On June 17, 1815, the day after his victory at Ligny, Napoleon made the decisive choice to split his army between two fronts. He could have sent the entire army to face Wellington, but instead, he sent his right wing to fight Blücher, dramatically weakening his position at Waterloo on June 18th. But what did he actually instruct his right wing commander, Grouchy, to do? Grouchy, and later Clausewitz, claimed he simply gave the order to go after the Prussians. However, this implies taking the risk of Blücher joining Wellington if his troops were strong enough. Consequently, it would have made more sense to pursue the blocking strategy, which would have enabled Grouchy to gather additional information before deciding what to do. Napoleon is unlikely to have reasoned otherwise. Mongin confirms this instinctive belief by using game theory to generate a model of Napoleon’s rationale (see insert on research method) and by applying the principle of rationality to assume that Napoleon would have done what he should have done. Napoleon is consequently shown to be a careful strategist when he detaches Grouchy, but Grouchy either did not understand or did not want to do what was asked of him—to lead his troops between the two enemy armies. He contented himself with merely pursuing the Prussians, enabling Blücher, who had not been seriously weakened, to join Wellington, which was Napoleon’s greatest fear.

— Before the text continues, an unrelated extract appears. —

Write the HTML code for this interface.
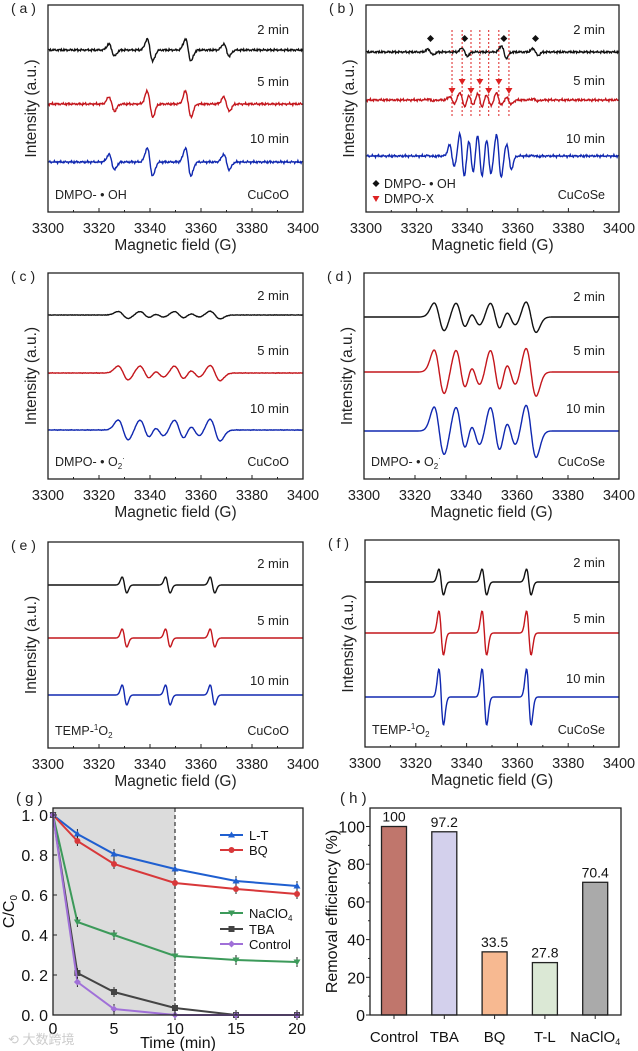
<!DOCTYPE html>
<html><head><meta charset="utf-8"><style>
body{margin:0;background:#fff}
svg{display:block;font-family:"Liberation Sans","Noto Sans CJK SC",sans-serif}
</style></head><body>
<svg id="fig" width="638" height="1051" viewBox="0 0 638 1051" xmlns="http://www.w3.org/2000/svg"></svg>
<script>
// ---- EPR data: line centers (G) and relative amplitudes per panel; series scale per time (2,5,10 min)
const timesLabels = ["2 min","5 min","10 min"];
const aCenters = [3325,3340,3355,3370];
const aAmps = [0.55,1,1,0.55];
const aScale = [11,13,14];
const bOHCenters = [3325.5,3339,3354.5,3367];
const bOHAmps = [0.4,0.6,0.9,0.5];
const bXCenters = [3334,3338,3341.5,3345,3348.5,3352.5,3356.5];
const bXAmps = [0.5,1,0.8,1,0.8,1,0.6];
const bOHScale = [7,2,1];
const bXScale = [0,7,22];
const o2Centers = [3329.5,3338,3343.5,3351.5,3357.5,3365.5];
const o2Amps = [1,1,0.6,1,0.6,1.1];
const cScale = [3.5,7,10];
const dScale = [14,22,24];
const tCenters = [3330,3347,3364.5];
const tAmps = [1,1,1];
const eScale = [8,9,10];
const fScale = [13,22,28];
// ---- kinetics (g)
const gTimes = [0,2,5,10,15,20];
const gLT = [1,0.905,0.805,0.73,0.67,0.645];
const gBQ = [1,0.87,0.755,0.66,0.63,0.605];
const gNa = [1,0.465,0.4,0.295,0.275,0.265];
const gTBA = [1,0.21,0.115,0.035,0,0];
const gCtrl = [1,0.165,0.03,0,0,0];
const gYTicks = ["0. 0","0. 2","0. 4","0. 6","0. 8","1. 0"];
const gXTicks = [0,5,10,15,20];
// ---- removal (h)
const hCats = ["Control","TBA","BQ","T-L","NaClO4"];
const hVals = [100,97.2,33.5,27.8,70.4];
const hLabels = ["100","97.2","33.5","27.8","70.4"];
const hYTicks = [0,20,40,60,80,100];

const NS="http://www.w3.org/2000/svg";
const svg=document.getElementById('fig');
function el(tag,attrs,parent,txt){const e=document.createElementNS(NS,tag);for(const k in attrs)e.setAttribute(k,attrs[k]);if(txt!==undefined)e.textContent=txt;(parent||svg).appendChild(e);return e;}
const COLS=["#111","#c4161c","#1028b0"];

function dg(x,c,w){const t=(x-c)/w;return -t*Math.exp(-t*t/2)/0.6065;}
function texture(x,k){return Math.sin(x*7.3+k)*0.6+Math.sin(x*13.1+2*k)*0.5+Math.sin(x*2.9+k*3)*0.5;}

function eprPanel(id,L,R,T,B,baselines,labelYs,centerSets,tex,letter,leftText,rightText,extra){
  const g=el('g',{},svg);
  
  
  const xs=v=>L+(v-3300)/100*(R-L);
  for(let s=0;s<3;s++){
    let d="";
    for(let x=3300;x<=3400;x+=0.25){
      let y=tex?texture(x,s)*tex:0;
      centerSets.forEach(cs=>{cs.c.forEach((c,i)=>{y+=cs.s[s]*cs.a[i]*dg(x,c,cs.w);});});
      d+=(x===3300?"M":"L")+xs(x).toFixed(1)+","+(baselines[s]-y).toFixed(1);
    }
    const p=el('path',{d:d,fill:"none",stroke:COLS[s],"stroke-width":1.4},g);
    
    
    const t=el('text',{x:R-14,y:labelYs[s]+5,"text-anchor":"end","font-size":13,fill:"#222"},g,timesLabels[s]);
    
    
  }
  const fr=el('rect',{x:L,y:T,width:R-L,height:B-T,fill:"none",stroke:"#222","stroke-width":1.3},g);
  
  
  for(let v=3300;v<=3400;v+=10){
    const major=(v%20===0);
    el('line',{x1:xs(v),x2:xs(v),y1:B,y2:B-(major?4:2),stroke:"#222","stroke-width":1},g);
    if(major){const t=el('text',{x:xs(v),y:B+21,"text-anchor":"middle","font-size":14.5,fill:"#222"},g,String(v));
      }
  }
  const xt=el('text',{x:(L+R)/2,y:B+38,"text-anchor":"middle","font-size":15.5,fill:"#222"},g,"Magnetic field (G)");
  
  const yt=el('text',{x:0,y:0,"text-anchor":"middle","font-size":15.5,fill:"#222",transform:`translate(${L-12},${(T+B)/2}) rotate(-90)`},g,"Intensity (a.u.)");
  
  const pl=el('text',{x:L-37,y:T+8,"font-size":14,fill:"#222"},g,"( "+letter+" )");
  
  if(leftText){const lt=el('text',{x:L+7,y:B-13,"font-size":12.5,fill:"#222"},g);lt.innerHTML=leftText;
    }
  const rt=el('text',{x:R-14,y:B-13,"text-anchor":"end","font-size":12.5,fill:"#222"},g,rightText);
  
  if(extra)extra(g,xs);
}

eprPanel('a',48,303,5,212,[50,104,162],[29,81,138],[{c:aCenters,a:aAmps,s:aScale,w:1.1}],0.9,'a','DMPO- • OH','CuCoO');
eprPanel('b',366,619,5,212,[52,100,156],[29,80,138],[{c:bOHCenters,a:bOHAmps,s:bOHScale,w:1.0},{c:bXCenters,a:bXAmps,s:bXScale,w:0.95}],0.9,'b','','CuCoSe',(g,xs)=>{
  bOHCenters.forEach(c=>{const m=el('path',{d:`M${xs(c)},${35} l3.5,3.5 l-3.5,3.5 l-3.5,-3.5z`,fill:"#111"},g);
    });
  bXCenters.forEach((c,i)=>{
    const ln=el('line',{x1:xs(c),x2:xs(c),y1:30,y2:117,stroke:"#d22","stroke-width":1,"stroke-dasharray":"2,2"},g);
    
    const ty=i%2?82:91;
    const m=el('path',{d:`M${xs(c)-3.5},${ty-3} l7,0 l-3.5,6z`,fill:"#d22"},g);
    
  });
  el('path',{d:`M376,180 l3.5,3.5 l-3.5,3.5 l-3.5,-3.5z`,fill:"#111"},g);
  const l1=el('text',{x:384,y:188,"font-size":12.5,fill:"#222"},g,"DMPO- • OH");
  
  el('path',{d:`M372.5,196 l7,0 l-3.5,6z`,fill:"#d22"},g);
  const l2=el('text',{x:384,y:203,"font-size":12.5,fill:"#222"},g,"DMPO-X");
  
});
eprPanel('c',48,303,273,479,[315,373,430],[295,350,408],[{c:o2Centers,a:o2Amps,s:cScale,w:2.0}],0.2,'c','DMPO- • O<tspan font-size="8" dy="3">2</tspan><tspan font-size="8" dy="-8">·</tspan>','CuCoO');
eprPanel('d',364,619,273,479,[317,372,431],[296,350,408],[{c:o2Centers,a:o2Amps,s:dScale,w:2.0}],0,'d','DMPO- • O<tspan font-size="8" dy="3">2</tspan><tspan font-size="8" dy="-8">·</tspan>','CuCoSe');
eprPanel('e',48,303,542,748,[585,638,695],[563,620,680],[{c:tCenters,a:tAmps,s:eScale,w:0.9}],0,'e','TEMP-<tspan font-size="8" dy="-5">1</tspan><tspan dy="5">O</tspan><tspan font-size="8" dy="3">2</tspan>','CuCoO');
eprPanel('f',365,619,540,747,[582,633,697],[562,618,678],[{c:tCenters,a:tAmps,s:fScale,w:0.9}],0,'f','TEMP-<tspan font-size="8" dy="-5">1</tspan><tspan dy="5">O</tspan><tspan font-size="8" dy="3">2</tspan>','CuCoSe');

// ---- panel g
(function(){
  const L=53,R=303,T=808,B=1015;
  const g=el('g',{},svg);
  
  
  const xs=t=>L+t*12.2, ys=v=>B-v*200;
  const sh=el('rect',{x:L,y:T,width:xs(10)-L,height:B-T,fill:"#dcdcdc"},g);
  
  el('line',{x1:xs(10),x2:xs(10),y1:T,y2:B,stroke:"#333","stroke-width":1.2,"stroke-dasharray":"4,3"},g);
  const series=[[gLT,"#1f5fd0","tri","L-T"],[gBQ,"#d8383a","circ","BQ"],[gNa,"#3c9a5a","dtri","NaClO4"],[gTBA,"#444","sq","TBA"],[gCtrl,"#a070d8","dia","Control"]];
  function marker(shape,x,y,c,parent){
    if(shape==="circ")return el('circle',{cx:x,cy:y,r:3,fill:c},parent);
    if(shape==="tri")return el('path',{d:`M${x},${y-3.5} l3.5,6 l-7,0z`,fill:c},parent);
    if(shape==="dtri")return el('path',{d:`M${x},${y+3.5} l3.5,-6 l-7,0z`,fill:c},parent);
    if(shape==="sq")return el('rect',{x:x-3,y:y-3,width:6,height:6,fill:c},parent);
    return el('path',{d:`M${x},${y-3.5} l3.5,3.5 l-3.5,3.5 l-3.5,-3.5z`,fill:c},parent);
  }
  series.forEach(([vals,c,sh2,name])=>{
    let d="";vals.forEach((v,i)=>{d+=(i?"L":"M")+xs(gTimes[i])+","+ys(v);});
    const p=el('path',{d:d,fill:"none",stroke:c,"stroke-width":2},g);
    
    vals.forEach((v,i)=>{
      el('line',{x1:xs(gTimes[i]),x2:xs(gTimes[i]),y1:ys(v)-5,y2:ys(v)+5,stroke:"#222","stroke-width":1},g);
      const m=marker(sh2,xs(gTimes[i]),ys(v),c,g);
      
    });
  });
  const fr=el('rect',{x:L,y:T,width:R-L,height:B-T,fill:"none",stroke:"#222","stroke-width":1.3},g);
  
  gYTicks.forEach((lab,i)=>{const y=ys(i*0.2);
    el('line',{x1:L,x2:L+4,y1:y,y2:y,stroke:"#222"},g);
    const t=el('text',{x:L-5,y:y+6,"text-anchor":"end","font-size":16,fill:"#111"},g,lab);
    });
  gXTicks.forEach(v=>{el('line',{x1:xs(v),x2:xs(v),y1:B,y2:B-4,stroke:"#222"},g);
    const t=el('text',{x:xs(v),y:B+19,"text-anchor":"middle","font-size":16,fill:"#111"},g,String(v));
    });
  const xt=el('text',{x:178,y:1048,"text-anchor":"middle","font-size":16,fill:"#111"},g,"Time  (min)");
  
  const yt=el('text',{x:0,y:0,"text-anchor":"middle","font-size":16,fill:"#111",transform:`translate(14,${(T+B)/2}) rotate(-90)`},g);
  yt.innerHTML='C/C<tspan font-size="10" dy="3">0</tspan>';
  
  const pl=el('text',{x:16,y:803,"font-size":15,fill:"#222"},g,"( g )");
  
  const legY=[835,850,913,929,944];
  series.forEach(([vals,c,sh2,name],i)=>{
    const lg=el('g',{},g);
    
    el('line',{x1:220,x2:243,y1:legY[i],y2:legY[i],stroke:c,"stroke-width":2},lg);
    marker(sh2,231.5,legY[i],c,lg);
    const t=el('text',{x:249,y:legY[i]+5,"font-size":13,fill:"#111"},lg);
    if(name==="NaClO4")t.innerHTML='NaClO<tspan font-size="8" dy="3">4</tspan>';else t.textContent=name;
  });
  const wm=el('text',{x:8,y:1044,"font-size":13,fill:"#ccc"},svg,"⟲ 大数跨境");
  
})();

// ---- panel h
(function(){
  const L=370,R=621,T=808,B=1015;
  const g=el('g',{},svg);
  
  
  const ys=v=>B-v*1.885;
  const xs=i=>394+i*50.3;
  const colors=["#c0766c","#d3d0ec","#f7b991","#dbe8d5","#aaaaaa"];
  hCats.forEach((c,i)=>{
    const r=el('rect',{x:xs(i)-12.5,y:ys(hVals[i]),width:25,height:B-ys(hVals[i]),fill:colors[i],stroke:"#222","stroke-width":1.3},g);
    
    const v=el('text',{x:xs(i),y:ys(hVals[i])-5,"text-anchor":"middle","font-size":14,fill:"#111"},g,hLabels[i]);
    
    el('line',{x1:xs(i),x2:xs(i),y1:B,y2:B+4,stroke:"#222"},g);
    const t=el('text',{x:xs(i),y:B+27,"text-anchor":"middle","font-size":15,fill:"#111"},g);
    if(c==="NaClO4")t.innerHTML='NaClO<tspan font-size="9" dy="3">4</tspan>';else t.textContent=c;
    
  });
  const fr=el('rect',{x:L,y:T,width:R-L,height:B-T,fill:"none",stroke:"#222","stroke-width":1.3},g);
  
  hYTicks.forEach(v=>{const y=ys(v);
    el('line',{x1:L-4,x2:L,y1:y,y2:y,stroke:"#222"},g);
    if(v<100)el('line',{x1:L-2,x2:L,y1:ys(v+10),y2:ys(v+10),stroke:"#222"},g);
    const t=el('text',{x:L-5,y:y+6,"text-anchor":"end","font-size":16,fill:"#111"},g,String(v));
    });
  const yt=el('text',{x:0,y:0,"text-anchor":"middle","font-size":16,fill:"#111",transform:`translate(337,${(T+B)/2}) rotate(-90)`},g,"Removal efficiency (%)");
  
  const pl=el('text',{x:340,y:803,"font-size":15,fill:"#222"},g,"( h )");
  
})();
</script>
</body></html>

Caricatures reveal things that we do not see when we limit ourselves to mere facts.


This model supports the position of French historians, who consider Grouchy responsible for Napoleon’s final defeat. It also acknowledges the difficulties encountered by historical theorists like Raymond Aron who have tried to defend rational reconstructions of events. Indeed, caricaturizing the situation ends up clarifying it. Mongin explains, “Caricatures reveal things that we do not see when we limit ourselves to mere facts.” He presents this study with a touch of irony to show that choice theories can transform historical accounts. In particular, Mongin is targeting military strategy, because associated strategic lessons are frequently diffused in business schools, even though they consist of flawed combinations of data and narratives (except for Clausewitz). Decision and game theory have been applied to diplomatic issues and especially to nuclear deterrence; however, they have not been used to study military battles and campaigns. Military behavior is the oldest field for research in which analysis of rational behavior would be beneficial, yet it has only been analyzed by Thucydides and, at best, by Clausewitz.

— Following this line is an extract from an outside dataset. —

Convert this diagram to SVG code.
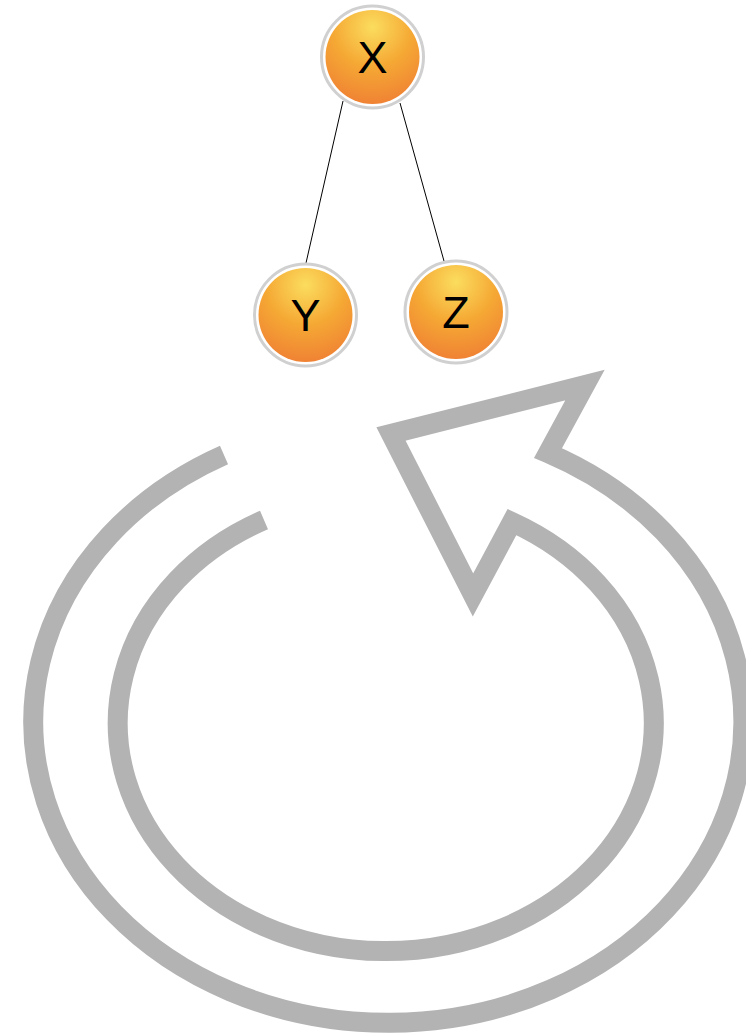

Based on an interview with Philippe Mongin and on his articles, “Waterloo ou la pluralité des interpretations” (Waterloo or Multiple Interpretations) (Littérature , 2012), “Retour à Waterloo: Histoire Militaire et Théorie des Jeux” (Return to Waterloo: Military History and Game Theory) (Annales. Histoire, Sciences sociales , 2008/1 – 63rd year), and “Analytic narrative” (in The Encyclopedia of Political Science edited by J.E. Alt, S. Chambers, G. Garret, M. Levi, & P. McClain, SAGE, 2010).


Military strategy continues to be a traditional reference for teaching business strategy. It also relies on financial analysis; business practices, knowledge, and knowhow; organizational theory and psychology; general economic history and, especially, case studies. Mongin points out that despite a few exceptions like Dixit and Nalebuff’s 1991 manual, Thinking Strategically, rational choice theories are not used to organize and inspire business strategy as they could. The same goes for military strategy. But contrary to the Chicago School, Mongin is not trying to defend any notion of “economic imperialism.” Rather, he is advocating greater unity and more regulated use of both modeling and narratives — methods that may seem contradictory but, in fact, are complementary.

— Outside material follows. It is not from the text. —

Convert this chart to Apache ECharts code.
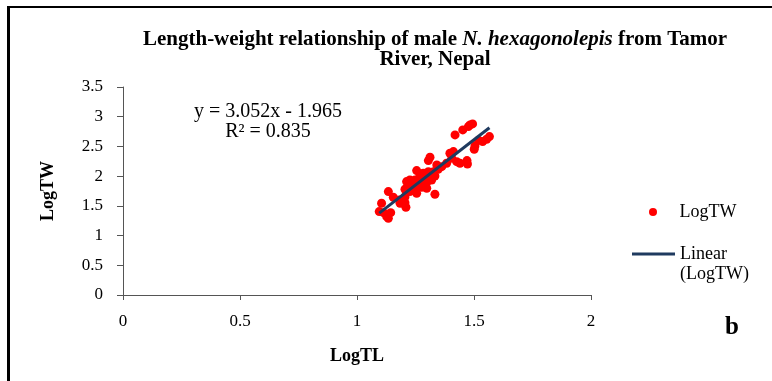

Mongin designed a game involving two players: Napoleon, on the French side, and Blücher, on the Prussian side. The game illustrates the military situation on June 17, 1815, the day after Napoleon’s June 16th victory over Blücher at Ligny and before his June 18th defeat by Wellington at Waterloo (British General Wellington is therefore uninvolved in this game). The givens on June 17th are that Napoleon does not know how weak the Prussian troops are, and his interests are the exact opposite of Blücher’s. The game consequently entails incomplete information and a zero-sum outcome (there can only be one winner and one loser).

• Within this model, Napoleon has three strategic options:

S1 : Keep his entire army together,

S2 : Split the army and send the right wing, led by Grouchy, to go after the Prussians, or

S3 : Split the army and send the same right wing to come between the Prussians and the English.

• Blücher has two strategic options:

S’1 : Retreat toward Germany, or

S’2 : Join Wellington.

The game presents a unique balance between pure strategies: S2-S’2. If you consider this balance to indicate the rational choice, Napoleon should divide his army for the specific purpose of blocking and not pursuit.